Brief: Copy only what lies from the line containing "Clone this diagram in TikZ." through the line containing "(0,0) rectangle (1189,980);" in the entries below, keeping both end lines exact and dropping every picture.

##############################

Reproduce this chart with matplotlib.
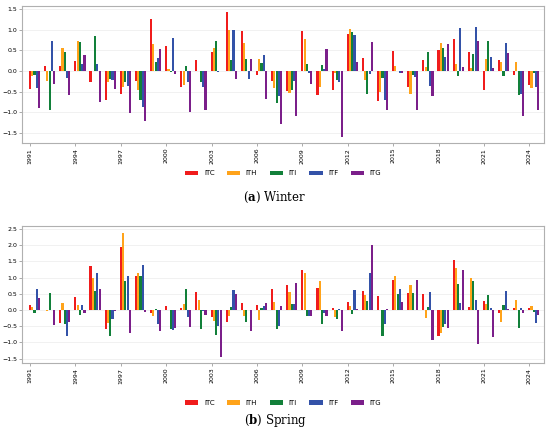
import matplotlib
matplotlib.use("Agg")
import matplotlib.pyplot as plt
import numpy as np

years = list(range(1991, 2025))
series = ["ITC", "ITH", "ITI", "ITF", "ITG"]
colors = ["#f01c1c", "#ffa31a", "#12803a", "#3352a8", "#7b1f8a"]

winter_itc = [-0.45, 0.13, 0.11, 0.25, -0.27, -0.71, -0.57, -0.24, 1.26, 0.61, -0.40, 0.26, 0.45, 1.44, 0.97, -0.10, -0.25, -0.49, 0.98, -0.59, -0.46, 0.90, 0.31, -0.74, 0.48, -0.40, 0.26, 0.50, 0.78, 0.47, -0.47, 0.26, -0.10, -0.34]
winter_ith = [-0.13, -0.25, 0.57, 0.74, 0.01, -0.28, -0.40, -0.47, 0.66, 0.05, -0.35, 0.01, 0.57, 1.00, 0.69, 0.29, -0.42, -0.54, 0.78, -0.38, -0.06, 1.03, -0.23, -0.52, 0.12, -0.55, 0.10, 0.67, 0.17, 0.07, 0.28, 0.22, 0.21, -0.42]
winter_iti = [-0.10, -0.95, 0.46, 0.71, 0.84, -0.20, -0.28, -0.71, 0.23, -0.02, 0.12, -0.28, 0.72, 0.27, 0.28, 0.20, -0.77, -0.46, 0.17, 0.14, -0.22, 0.94, -0.55, -0.17, 0.01, -0.10, 0.47, 0.57, -0.12, 0.41, 0.73, -0.13, -0.58, -0.04]
winter_itf = [-0.42, 0.73, -0.17, 0.18, 0.17, -0.22, -0.37, -0.87, 0.32, 0.80, -0.26, -0.38, -0.03, 1.00, -0.20, 0.38, -0.60, -0.24, -0.04, 0.05, -0.28, 0.87, -0.08, -0.70, -0.06, -0.15, -0.37, 0.35, 1.05, 1.08, 0.34, 0.69, -0.56, -0.39]
winter_itg = [-0.91, -0.32, -0.59, 0.38, -0.76, -0.44, -1.02, -1.21, 0.53, -0.08, -0.99, -0.95, 0.01, -0.20, 0.29, -0.68, -1.28, -1.09, -0.31, 0.54, -1.60, 0.22, 0.71, -0.96, -0.06, -0.94, -0.62, 0.66, 0.10, 0.72, 0.07, 0.44, -1.10, -0.96]

spring_itc = [0.14, 0.01, -0.41, 0.41, 1.36, -0.59, 1.95, 1.05, -0.08, 0.13, 0.07, 0.56, -0.22, -0.37, 0.22, 0.16, 0.66, 0.78, 1.24, 0.68, 0.05, 0.25, 0.60, 0.43, 0.91, 0.52, 0.48, -0.80, 1.53, 0.10, 0.27, -0.10, 0.06, 0.05]
spring_ith = [0.10, -0.04, 0.21, 0.16, 0.99, -0.40, 2.37, 1.14, -0.17, 0.01, 0.19, 0.30, -0.33, -0.19, -0.20, -0.30, 0.26, 0.57, 1.15, 0.88, -0.22, 0.12, 0.47, 0.01, 1.04, 0.77, -0.26, -0.72, 1.29, 1.00, 0.20, -0.38, 0.31, 0.13]
spring_iti = [-0.08, 0.53, -0.43, -0.15, 0.60, -0.79, 0.89, 1.05, 0.04, -0.58, 0.65, -0.58, -0.77, 0.10, -0.38, 0.07, -0.60, 0.18, -0.18, -0.43, -0.27, -0.13, 0.28, -0.79, 0.50, 0.52, 0.10, -0.53, 0.79, 0.88, 0.47, 0.16, -0.55, -0.07]
spring_itf = [0.66, 0.01, -0.79, 0.16, 1.14, -0.28, 1.04, 1.39, -0.44, -0.62, -0.22, -0.02, -0.48, 0.62, 0.01, 0.13, -0.48, 0.17, -0.20, -0.08, 0.04, 0.62, 1.15, -0.42, 0.65, 0.01, 0.57, -0.43, 0.23, 0.31, 0.06, 0.58, 0.06, -0.41]
spring_itg = [0.36, -0.45, -0.36, -0.10, 0.66, -0.04, -0.72, -0.07, -0.65, -0.55, -0.53, -0.15, -1.46, 0.48, -0.66, 0.23, 0.13, 0.82, -0.20, -0.18, -0.66, 0.03, 2.00, 0.03, 0.24, 0.94, -0.92, -0.55, 1.24, -1.04, -0.84, 0.03, -0.10, -0.14]

winter = [winter_itc, winter_ith, winter_iti, winter_itf, winter_itg]
spring = [spring_itc, spring_ith, spring_iti, spring_itf, spring_itg]
tick_years = years[::3]

fig = plt.figure(figsize=(5.5, 4.33), dpi=100)
ax1 = fig.add_axes([0.040, 0.670, 0.949, 0.317])
ax2 = fig.add_axes([0.040, 0.162, 0.949, 0.316])

x = np.arange(len(years))
step = 0.15
width = 0.14

def draw(ax, data, yticks):
    handles = []
    for i, (vals, c, name) in enumerate(zip(data, colors, series)):
        h = ax.bar(x + i * step, vals, width=width, color=c, label=name, zorder=3)
        handles.append(h)
    ax.set_xlim(-0.53, len(years) - 1 + 0.97)
    ax.set_xticks([years.index(y) for y in tick_years])
    ax.set_xticklabels([str(y) for y in tick_years], rotation=90, fontsize=4.5)
    ax.set_yticks(yticks)
    ax.set_yticklabels([f"{v:.1f}".replace("-", "\u2212") for v in yticks], fontsize=4.5)
    ax.grid(axis="y", color="#efefef", linewidth=0.6, zorder=0)
    for s in ax.spines.values():
        s.set_color("#b0b0b0")
        s.set_linewidth(0.8)
    ax.tick_params(length=2, width=0.5, color="#888888", pad=1.5)
    return handles

h1 = draw(ax1, winter, [-1.5, -1.0, -0.5, 0.0, 0.5, 1.0, 1.5])
ax1.set_ylim(-1.75, 1.59)
h2 = draw(ax2, spring, [-1.5, -1.0, -0.5, 0.0, 0.5, 1.0, 1.5, 2.0, 2.5])
ax2.set_ylim(-1.63, 2.59)

leg_kw = dict(ncol=5, frameon=False, fontsize=5, handlelength=1.9, handleheight=0.6,
              handletextpad=0.8, columnspacing=1.8, loc="center")
fig.legend(handles=h1, labels=series, bbox_to_anchor=(0.515, 0.600), **leg_kw)
fig.legend(handles=h2, labels=series, bbox_to_anchor=(0.515, 0.069), **leg_kw)

fig.text(0.5, 0.545, r"($\mathbf{a}$) Winter", ha="center", va="center",
         fontsize=8.5, family="DejaVu Serif", math_fontfamily="dejavuserif")
fig.text(0.5, 0.030, r"($\mathbf{b}$) Spring", ha="center", va="center",
         fontsize=8.5, family="DejaVu Serif", math_fontfamily="dejavuserif")

fig.savefig("out.png", dpi=100)
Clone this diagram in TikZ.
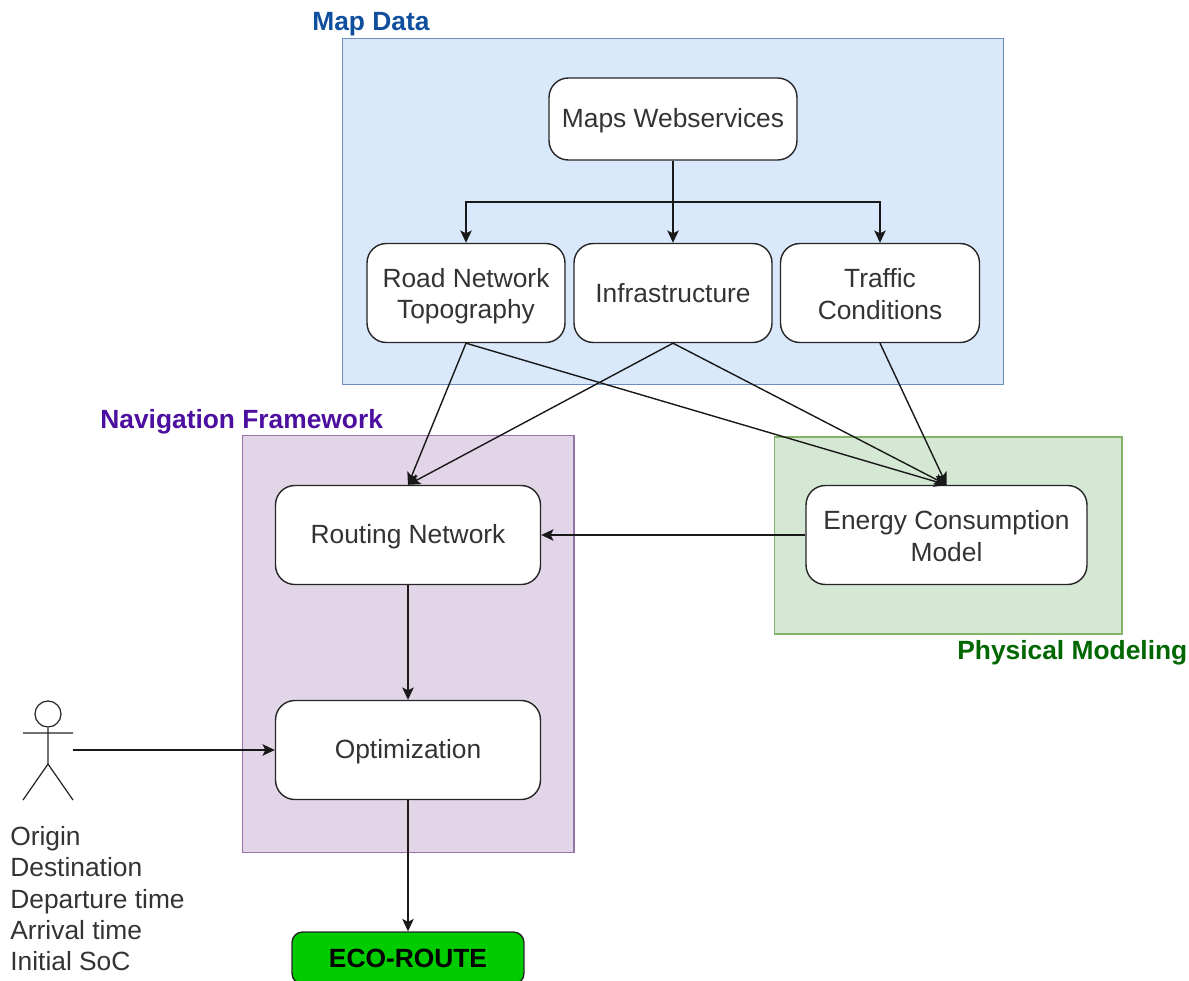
\documentclass[tikz,border=0pt]{standalone}
\usepackage{fontspec}
\setmainfont{Liberation Sans}
\usetikzlibrary{arrows.meta, positioning}

\definecolor{mapfill}{HTML}{DAE8FC}
\definecolor{mapline}{HTML}{6C8EBF}
\definecolor{mapText}{HTML}{0F4F9E}
\definecolor{navfill}{HTML}{E1D5E7}
\definecolor{navline}{HTML}{9673A6}
\definecolor{navText}{HTML}{4C0FA0}
\definecolor{physfill}{HTML}{D5E8D4}
\definecolor{physline}{HTML}{82B366}
\definecolor{physText}{HTML}{006600}
\definecolor{routefill}{HTML}{00CC00}
\definecolor{textgray}{HTML}{333333}

\newcommand{\firstline}{\rule{0pt}{14.2pt}}

\tikzset{
	region/.style={draw, rectangle, line width=0.6pt, minimum width=#1, inner sep=0pt},
	block/.style={draw=black!85, rectangle, rounded corners=11pt, fill=white, line width=0.8pt,
		align=center, text=textgray, inner sep=0pt,
		font=\fontsize{15}{17.8}\selectfont,
		execute at begin node={\rule{0pt}{13pt}},
		execute at end node={\rule[-2.2pt]{0pt}{2.2pt}}},
	title/.style={font=\fontsize{15}{17}\selectfont\bfseries, inner sep=0pt, anchor=west},
	flow/.style={line width=0.8pt, -{Stealth[length=7pt, width=6.5pt, inset=1.6pt]}, black!90}
}

\begin{document}
\begin{tikzpicture}[x=0.02cm, y=-0.02cm]
	\useasboundingbox (0,0) rectangle (1189,980);

	% groups
	\node (mapdata) at (673,211.5) [region=13.24cm, minimum height=6.94cm, draw=mapline, fill=mapfill] {};
	\node (navframe) at (408,644) [region=6.64cm, minimum height=8.36cm, draw=navline, fill=navfill] {};
	\node (physmodel) at (948,535.5) [region=6.96cm, minimum height=3.94cm, draw=physline, fill=physfill] {};

	\node (maptitle) at (312,24) [title, text=mapText] {Map Data};
	\node (navtitle) at (100,422) [title, text=navText] {Navigation Framework};
	\node (phystitle) at (957,653) [title, text=physText] {Physical Modeling};

	% blocks
	\node (maps) at (673,119) [block, minimum width=4.96cm, minimum height=1.64cm] {Maps Webservices};
	\node (road) at (466,293) [block, minimum width=3.96cm, minimum height=1.98cm] {\firstline Road Network\\Topography};
	\node (infra) at (673,293) [block, minimum width=3.96cm, minimum height=1.98cm] {Infrastructure};
	\node (traffic) at (880,293) [block, minimum width=3.98cm, minimum height=1.98cm] {\firstline Traffic\\Conditions};
	\node (routing) at (408,535) [block, minimum width=5.3cm, minimum height=1.98cm] {Routing Network};
	\node (optim) at (408,750) [block, minimum width=5.3cm, minimum height=1.98cm] {Optimization};
	\node (energy) at (946.5,535) [block, minimum width=5.62cm, minimum height=1.98cm] {\firstline Energy Consumption\\Model};
	\node (ecoroute) at (408,958) [draw=black!85, rectangle, rounded corners=6pt, line width=0.8pt, fill=routefill,
		minimum width=4.64cm, minimum height=1.04cm, inner sep=0pt,
		font=\fontsize{15}{17}\selectfont\bfseries] {ECO-ROUTE};

	% user
	\node (head) at (48,714) [draw=black!85, circle, line width=0.7pt, minimum size=0.52cm, inner sep=0pt] {};
	\coordinate (hip) at (48,764);
	\coordinate (armL) at (23,733);
	\coordinate (armR) at (73,733);
	\coordinate (footL) at (23,800);
	\coordinate (footR) at (73,800);
	\coordinate (userout) at (73,750);
	\draw [line width=0.7pt, black!85] (head.south) -- (hip) (armL) -- (armR) (footL) -- (hip) -- (footR);
	\node (inputs) at (10,826) [anchor=north west, inner sep=0pt, align=left, text=textgray,
		font=\fontsize{15}{17.8}\selectfont] {Origin\\Destination\\Departure time\\Arrival time\\Initial SoC};

	% connections
	\coordinate (split) at (673,202);
	\draw [line width=0.8pt, black!90] (maps.south) -- (split);
	\draw [flow] (split) -- (infra.north);
	\draw [flow] (split) -| (road.north);
	\draw [flow] (split) -| (traffic.north);
	\draw [flow] (road.south) -- (routing.north);
	\draw [flow] (road.south) -- (energy.north);
	\draw [flow] (infra.south) -- (routing.north);
	\draw [flow] (infra.south) -- (energy.north);
	\draw [flow] (traffic.south) -- (energy.north);
	\draw [flow] (energy.west) -- (routing.east);
	\draw [flow] (routing.south) -- (optim.north);
	\draw [flow] (userout) -- (optim.west);
	\draw [flow] (optim.south) -- (ecoroute.north);
\end{tikzpicture}
\end{document}
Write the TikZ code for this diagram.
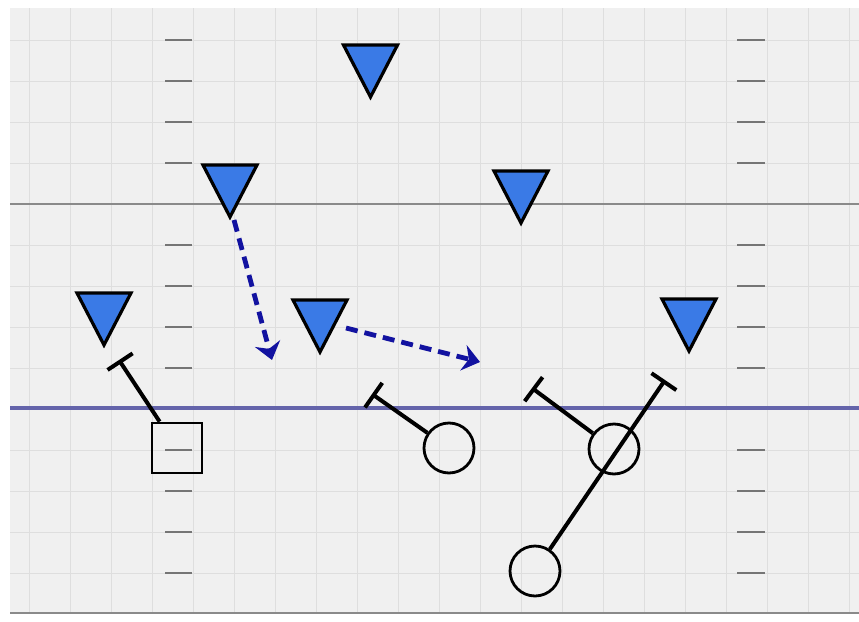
\documentclass[tikz,border=0pt]{standalone}
\usetikzlibrary{arrows.meta,calc}
\definecolor{fieldbg}{HTML}{F0F0F0}
\definecolor{gridc}{HTML}{DEDEDE}
\definecolor{yardc}{HTML}{8A8A8A}
\definecolor{losc}{HTML}{6464AA}
\definecolor{defc}{RGB}{58,122,230}
\definecolor{routec}{RGB}{18,18,160}
\tikzset{
  gridline/.style={gridc, line width=1pt},
  hash/.style={yardc!85!black, line width=1.8pt},
  yardline/.style={yardc, line width=2.6pt},
  losline/.style={losc, line width=4pt},
  defender/.style={draw=black, fill=defc, line width=3.2pt, line join=miter},
  offsq/.style={draw=black, line width=2.8pt, rectangle, minimum size=50pt, inner sep=0pt},
  offpl/.style={draw=black, line width=2.8pt, circle, minimum size=50pt, inner sep=0pt},
  blockline/.style={black, line width=4pt, -{Bar[width=30pt]}},
  route/.style={routec, line width=4.8pt, dash pattern=on 12pt off 7pt, -{Stealth[length=17pt,width=26pt]}}
}
\begin{document}
\begin{tikzpicture}[x=1pt,y=-1pt]
\useasboundingbox (0,0) rectangle (859,621);
\fill[white] (0,0) rectangle (859,621);
\fill[fieldbg] (10,8) rectangle (859,614);
\begin{scope}
\clip (10,8) rectangle (859,614);
\foreach \x in {29,70,...,849} \draw[gridline] (\x,8) -- (\x,614);
\foreach \y in {40,81,...,573} \draw[gridline] (10,\y) -- (859,\y);
\end{scope}
\foreach \y in {40,81,122,163,245,286,327,368,450,491,532,573} {
  \draw[hash] (165,\y) -- (192,\y);
  \draw[hash] (737,\y) -- (765,\y);
}
\draw[yardline] (10,204) -- (859,204);
\draw[yardline] (10,613) -- (859,613);
\draw[losline] (10,408) -- (859,408);
% defenders
\coordinate (d1) at (370.5,71);
\coordinate (d2) at (521,197);
\coordinate (d3) at (230,191);
\coordinate (d4) at (104,319);
\coordinate (d5) at (320,326);
\coordinate (d6) at (689,325);
\foreach \d in {d1,d2,d3,d4,d5,d6}
  \draw[defender] (\d) ++(-27,-26) -- ++(54,0) -- ++(-27,52) -- cycle;
% offense
\node[offsq] (q) at (177,448) {};
\node[offpl] (c1) at (449,448) {};
\node[offpl] (c2) at (614,449) {};
\node[offpl] (c3) at (535,571) {};
% block ends
\coordinate (k1) at (119,360);
\coordinate (k2) at (372,394);
\coordinate (k3) at (532,388);
\coordinate (k4) at (665,380);
\draw[blockline] (q) -- (k1);
\draw[blockline] (c1) -- (k2);
\draw[blockline] (c2) -- (k3);
\draw[blockline] (c3) -- (k4);
% routes
\coordinate (a1) at (272,360);
\coordinate (a2) at (480,362);
\draw[route] ($(d3)+(4,29)$) -- (a1);
\draw[route] ($(d5)+(26,2)$) -- (a2);
\end{tikzpicture}
\end{document}
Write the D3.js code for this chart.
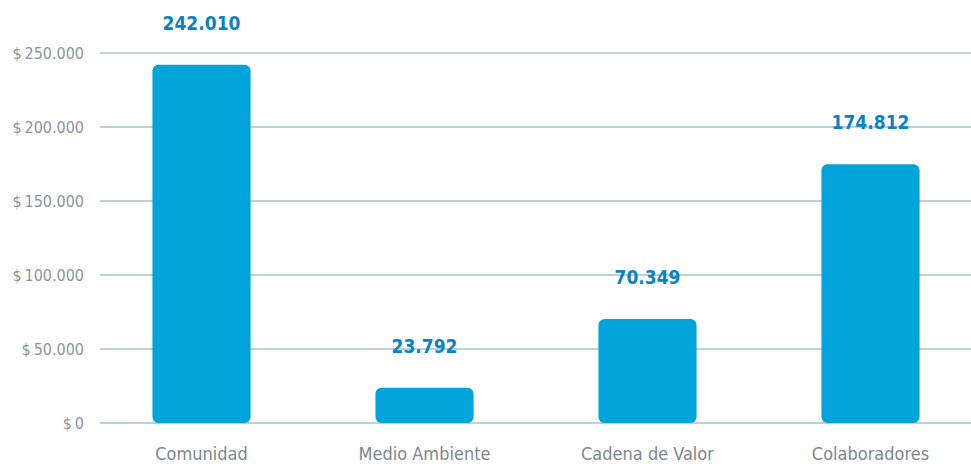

##############################

The response:
Clone this diagram in TikZ.
\documentclass[tikz,border=0pt]{standalone}
\usepackage{fontspec}
\setmainfont{Liberation Sans}
\usetikzlibrary{arrows.meta, positioning}

\definecolor{mapfill}{HTML}{DAE8FC}
\definecolor{mapline}{HTML}{6C8EBF}
\definecolor{mapText}{HTML}{0F4F9E}
\definecolor{navfill}{HTML}{E1D5E7}
\definecolor{navline}{HTML}{9673A6}
\definecolor{navText}{HTML}{4C0FA0}
\definecolor{physfill}{HTML}{D5E8D4}
\definecolor{physline}{HTML}{82B366}
\definecolor{physText}{HTML}{006600}
\definecolor{routefill}{HTML}{00CC00}
\definecolor{textgray}{HTML}{333333}

\newcommand{\firstline}{\rule{0pt}{14.2pt}}

\tikzset{
	region/.style={draw, rectangle, line width=0.6pt, minimum width=#1, inner sep=0pt},
	block/.style={draw=black!85, rectangle, rounded corners=11pt, fill=white, line width=0.8pt,
		align=center, text=textgray, inner sep=0pt,
		font=\fontsize{15}{17.8}\selectfont,
		execute at begin node={\rule{0pt}{13pt}},
		execute at end node={\rule[-2.2pt]{0pt}{2.2pt}}},
	title/.style={font=\fontsize{15}{17}\selectfont\bfseries, inner sep=0pt, anchor=west},
	flow/.style={line width=0.8pt, -{Stealth[length=7pt, width=6.5pt, inset=1.6pt]}, black!90}
}

\begin{document}
\begin{tikzpicture}[x=0.02cm, y=-0.02cm]
	\useasboundingbox (0,0) rectangle (1189,980);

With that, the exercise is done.